Sprint 1- Linear Models

LinearRegression, RidgeRegression, LogisticRegression were all the order of the day. They all operate a little differently and are good for different problems. We learned how to do Linear Regression without the help of the sklearn libraries initially and then moved on to more advanced deployment. Overall, I’d say that Ridge is a better for me. I tend to prefer categorical problems to regression problems. Covered within this section was also one-hot encoder and ordinal encoders. These seem complicated at first, but they’re just a way of parsing out the data in a way that the computer understands better. Things that I should review- SelectKBest, which is a neat tool that helps with feature selection, and Logistic regression (which seems to operate with a sigmoid like function).

Sprint 2- Kaggle Challenge

A deceptive name for this Sprint.

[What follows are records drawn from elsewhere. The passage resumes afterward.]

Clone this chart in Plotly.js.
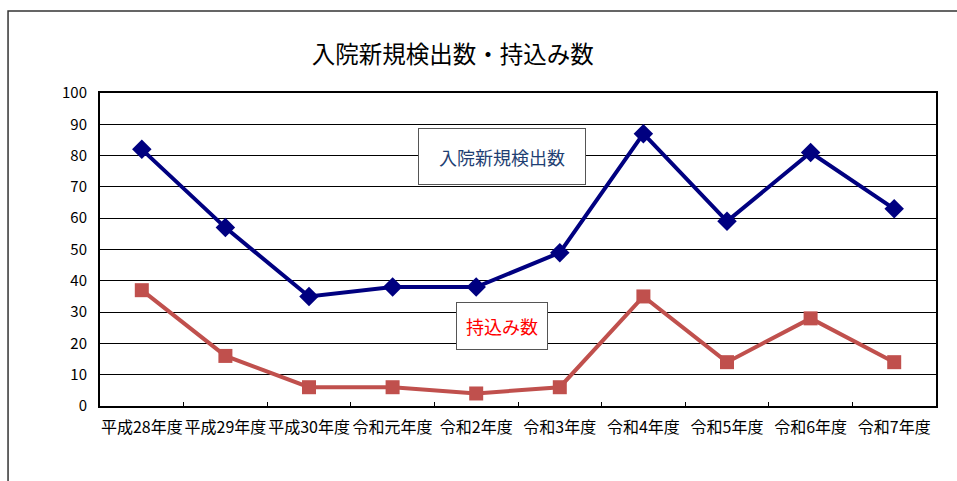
<!DOCTYPE html>
<html>
<head>
<meta charset="utf-8">
<script src="https://cdn.plot.ly/plotly-3.0.1.min.js"></script>
<style>html,body{margin:0;padding:0;background:#fff;}#chart{width:957px;height:481px;}</style>
</head>
<body>
<div id="chart"></div>
<script>
const categories = ["平成28年度","平成29年度","平成30年度","令和元年度","令和2年度","令和3年度","令和4年度","令和5年度","令和6年度","令和7年度"];
const detected = [82, 57, 35, 38, 38, 49, 87, 59, 81, 63];
const broughtIn = [37, 16, 6, 6, 4, 6, 35, 14, 28, 14];
const seriesNames = ["入院新規検出数", "持込み数"];
const chartTitle = "入院新規検出数・持込み数";

const FONT = '"Noto Sans CJK JP", "Noto Sans", sans-serif';

const traces = [
  {
    x: categories, y: detected, name: seriesNames[0], type: 'scatter', mode: 'lines+markers',
    line: {color: '#000080', width: 4},
    marker: {symbol: 'diamond', size: 15, color: '#000080'},
    cliponaxis: false
  },
  {
    x: categories, y: broughtIn, name: seriesNames[1], type: 'scatter', mode: 'lines+markers',
    line: {color: '#C0504D', width: 4},
    marker: {symbol: 'square', size: 14, color: '#C0504D'},
    cliponaxis: false
  }
];

const layout = {
  width: 957, height: 481,
  margin: {l: 100, r: 21, t: 93, b: 75},
  paper_bgcolor: '#fff', plot_bgcolor: '#fff',
  showlegend: false,
  font: {family: FONT, color: '#000'},
  title: {
    text: chartTitle, font: {family: FONT, size: 23.5, color: '#000'},
    x: 0.473, xref: 'container', xanchor: 'center',
    y: 1 - 55/481, yref: 'container', yanchor: 'middle'
  },
  xaxis: {
    type: 'category',
    range: [-0.5, 9.5], autorange: false,
    showgrid: false,
    showline: true, linecolor: '#000', linewidth: 2, mirror: true,
    ticks: 'inside', tickson: 'boundaries', ticklen: 4, tickcolor: '#000', tickwidth: 1,
    tickangle: 0,
    tickfont: {family: FONT, size: 16, color: '#000'},
    ticklabelstandoff: 6,
    zeroline: false,
    fixedrange: true
  },
  yaxis: {
    range: [0, 100], autorange: false, dtick: 10, tick0: 0,
    showgrid: true, gridcolor: '#000', gridwidth: 1,
    showline: true, linecolor: '#000', linewidth: 2, mirror: true,
    ticks: '',
    tickfont: {family: FONT, size: 15, color: '#000'},
    ticklabelstandoff: 8,
    zeroline: false,
    fixedrange: true
  },
  shapes: [
    {type: 'rect', xref: 'paper', yref: 'paper', x0: -0.110, x1: 1.2, y0: -0.6, y1: 1.262,
     line: {color: '#333', width: 1.5}, fillcolor: 'rgba(0,0,0,0)', layer: 'below'}
  ],
  annotations: [
    {xref: 'paper', yref: 'paper', x: 0.481, y: 0.797, xanchor: 'center', yanchor: 'middle',
     text: seriesNames[0], showarrow: false, font: {family: FONT, size: 18, color: '#1F3F73'},
     bgcolor: '#fff', bordercolor: '#555', borderwidth: 1, borderpad: 0, width: 166, height: 55},
    {xref: 'paper', yref: 'paper', x: 0.481, y: 0.256, xanchor: 'center', yanchor: 'middle',
     text: seriesNames[1], showarrow: false, font: {family: FONT, size: 18, color: '#FF0000'},
     bgcolor: '#fff', bordercolor: '#555', borderwidth: 1, borderpad: 0, width: 90, height: 46}
  ]
};

Plotly.newPlot('chart', traces, layout, {staticPlot: true, displayModeBar: false});
</script>
</body>
</html>
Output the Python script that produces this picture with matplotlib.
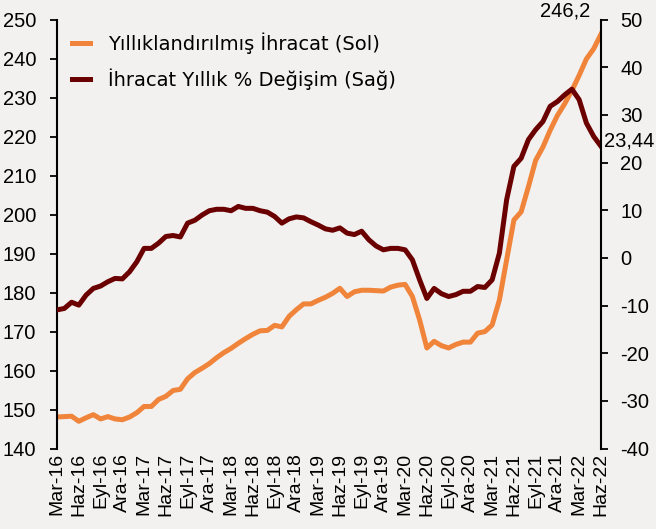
import numpy as np
import matplotlib
matplotlib.use("Agg")
import matplotlib.pyplot as plt

plt.rcParams['font.family'] = ['Liberation Sans', 'DejaVu Sans']
plt.rcParams['axes.unicode_minus'] = False

# Monthly data, Mar-16 .. Haz-22
ihracat = [148.1, 148.2, 148.3, 147.0, 147.9, 148.7, 147.6, 148.2, 147.6, 147.4,
           148.1, 149.2, 150.8, 150.8, 152.6, 153.4, 154.9, 155.2, 157.9, 159.5,
           160.6, 161.8, 163.3, 164.6, 165.7, 167.0, 168.2, 169.3, 170.2, 170.3,
           171.6, 171.2, 173.9, 175.6, 177.1, 177.1, 178.0, 178.8, 179.8, 181.1,
           179.0, 180.2, 180.6, 180.6, 180.5, 180.4, 181.4, 181.9, 182.1, 179.0,
           173.0, 165.8, 167.5, 166.4, 165.8, 166.7, 167.3, 167.3, 169.6, 170.0,
           171.7, 178.1, 188.4, 198.6, 200.7, 207.1, 213.9, 217.3, 221.6, 225.4,
           228.4, 231.8, 235.7, 239.9, 242.5, 246.2]
degisim = [-10.9, -10.6, -9.3, -9.9, -7.8, -6.4, -5.9, -5.0, -4.3, -4.4,
           -2.9, -0.8, 2.0, 2.0, 3.1, 4.5, 4.7, 4.4, 7.3, 7.9,
           9.0, 9.9, 10.2, 10.2, 9.9, 10.8, 10.4, 10.4, 9.9, 9.6,
           8.7, 7.3, 8.2, 8.6, 8.4, 7.6, 6.9, 6.1, 5.8, 6.3,
           5.2, 4.9, 5.6, 3.8, 2.5, 1.7, 2.0, 2.0, 1.7, -0.4,
           -4.6, -8.5, -6.4, -7.5, -8.1, -7.7, -7.0, -7.0, -6.0, -6.2,
           -4.6, 1.0, 12.2, 19.2, 20.9, 24.8, 26.9, 28.6, 31.8, 32.8,
           34.2, 35.4, 33.2, 28.3, 25.5, 23.44]
tick_labels = ["Mar-16", "Haz-16", "Eyl-16", "Ara-16", "Mar-17", "Haz-17", "Eyl-17",
               "Ara-17", "Mar-18", "Haz-18", "Eyl-18", "Ara-18", "Mar-19", "Haz-19",
               "Eyl-19", "Ara-19", "Mar-20", "Haz-20", "Eyl-20", "Ara-20", "Mar-21",
               "Haz-21", "Eyl-21", "Ara-21", "Mar-22", "Haz-22"]

orange = "#F0843A"
darkred = "#6B0000"
bg = "#F2F1EF"

x = np.arange(len(ihracat))

fig = plt.figure(figsize=(6.56, 5.29), dpi=100, facecolor=bg)
ax = fig.add_axes([0.087, 0.152, 0.829, 0.811])
ax.set_facecolor(bg)
ax2 = ax.twinx()

l1, = ax.plot(x, ihracat, color=orange, lw=3.6, solid_joinstyle="round",
              label="Yıllıklandırılmış İhracat (Sol)")
l2, = ax2.plot(x, degisim, color=darkred, lw=3.6, solid_joinstyle="round",
               label="İhracat Yıllık % Değişim (Sağ)")

ax.set_xlim(0, len(x) - 1)
ax.set_ylim(140, 250)
ax2.set_ylim(-40, 50)
ax.set_yticks(np.arange(140, 251, 10))
ax2.set_yticks(np.arange(-40, 51, 10))
ax.set_xticks(x[::3])
ax.set_xticklabels(tick_labels, rotation=90, fontsize=14)

for a in (ax, ax2):
    for s in ("top", "bottom"):
        a.spines[s].set_visible(False)
    a.tick_params(axis="y", labelsize=14.5, length=5, width=1.3)
ax.tick_params(axis="y", pad=10)
ax2.tick_params(axis="y", pad=9)
ax.spines["right"].set_visible(False)
ax2.spines["left"].set_visible(False)
ax.spines["left"].set_linewidth(1.5)
ax2.spines["right"].set_linewidth(1.5)
ax.tick_params(axis="x", length=0, pad=3)

ax.annotate(f"{ihracat[-1]:.1f}".replace(".", ","), xy=(x[-1], ihracat[-1]),
            xytext=(-8, 10), textcoords="offset points", ha="right", va="bottom",
            fontsize=14.5, annotation_clip=False)
ax2.annotate(f"{degisim[-1]:.2f}".replace(".", ","), xy=(x[-1], degisim[-1]),
             xytext=(2, 4), textcoords="offset points", ha="left", va="center",
             fontsize=14.5, annotation_clip=False)

leg = ax2.legend([l1, l2], [l1.get_label(), l2.get_label()], loc="upper left",
                 bbox_to_anchor=(0.027, 0.97), borderaxespad=0, borderpad=0,
                 frameon=False, prop={"family": "DejaVu Sans", "size": 14},
                 handlelength=0.95, handletextpad=0.9, labelspacing=0.75)

fig.savefig("out.png", dpi=100, facecolor=bg)
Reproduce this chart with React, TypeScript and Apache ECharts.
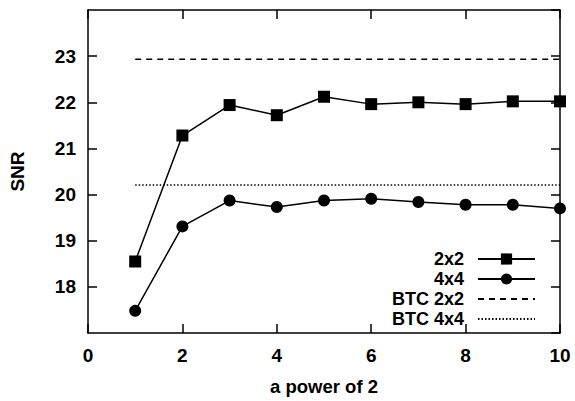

All of our daily projects were to further our Kaggle project- which was more accurately predicting which water pumps required replacing in Tanzania. Big things that we learned this sprint were pipelines. We used these a lot, and in future units we used pipelines all that time. An understated time saving measure to be sure. We also learned about decision tree/ random forest classifiers and a slew of methods for scoring our models. Cross-validation is a method of evaluating hyperparameters and ‘tweaking’ models, it relies on ‘folding’ the data across different parameter configurations and comparing accuracy scores. A very cool tool that we used in the future, also more advanced methods. CV is computationally very expensive, so we used it sparingly. Finally we learned a few classification metrics. Namely the difference between Precision and Recall, and the value of the ROC AUC. We learned how to tweak a model so that it reacts differently (for example, changing you parameters to find a small class more frequently, like fraud among bank users or the like).

Sprint 3- Applied Modeling

This sprint had the most practical knowledge. Previously, we were told what methods to use on what problems and why we were being asked to do that, but this sprint was all about evaluating the questions to come up with our own strategies. Very cool, really. A lot of this was getting in reps on a theme. Find a dataset. Wrangle data. Choose a model. Build a pipeline. Get results. Tweak parameters. Repeat. Find optimal solutions. I have a feeling this was more ‘real world’ than previous weeks, and honestly the problem solving aspects of the activities were fun and engaging. A few new models were introduced to us, like xg-boosting which was immediately popular. It was also very instructive to see what models responded differently to pipeline structure. Which needed scalers or encoders, and which ran better and for what reasons. Finally, we were given a few tools to help find the best features, my favorite of which was shap_values. What an amazing tool that takes a single instance in a model and details out all the forces that put it at any given point of prediction.

Closing Thoughts

This unit made me feel like a real datascientist. Or at least one in training. Our capstone for the unit was a Dash app using plotlyexpress and flask scaffolding to give an interactive way to engage with our model in real-time. Very cool. I have since referenced this unit frequently, and a lot of tools we used were very practical in nature.